During this time the Kennedy administration was actively supporting the South African nuclear program, which of course was pursuing “peaceful use of nuclear power” which ultimately led to a nuclear-capable South Africa by the 1980s
So JFK was actively pursuing plans to increase the military capabilities of the South African Apartheid government. As he saw South Africa as a vital part of the Cold War defense against Soviet expansion if he was even aware of the Mandela arrest it is extremely doubtful that he would have objected.
Those are the facts, as unpalatable as they may be.

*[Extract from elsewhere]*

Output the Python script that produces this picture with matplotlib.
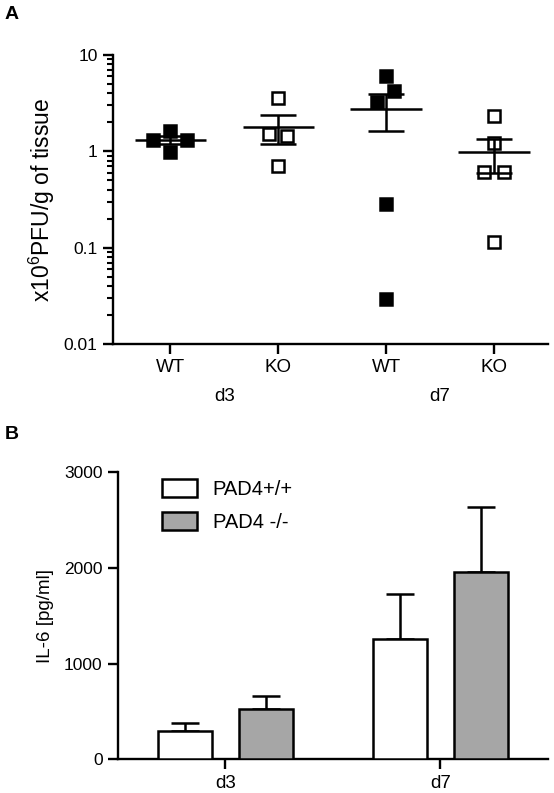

Robert Kennedy visited South Africa in the sixties, after JFK’s death. I think he stood up early against apartheid. I remember Reagan was against sanctions against the South Afrikan regime of Botha. Back in the seventies and eighties it was the “liberals” who supported blocking South Africa. It would have been interesting if JFK had lived to run and get elected to a second term. We might have seen detente with Cuba and some moves to push for ending apartheid in South Africa.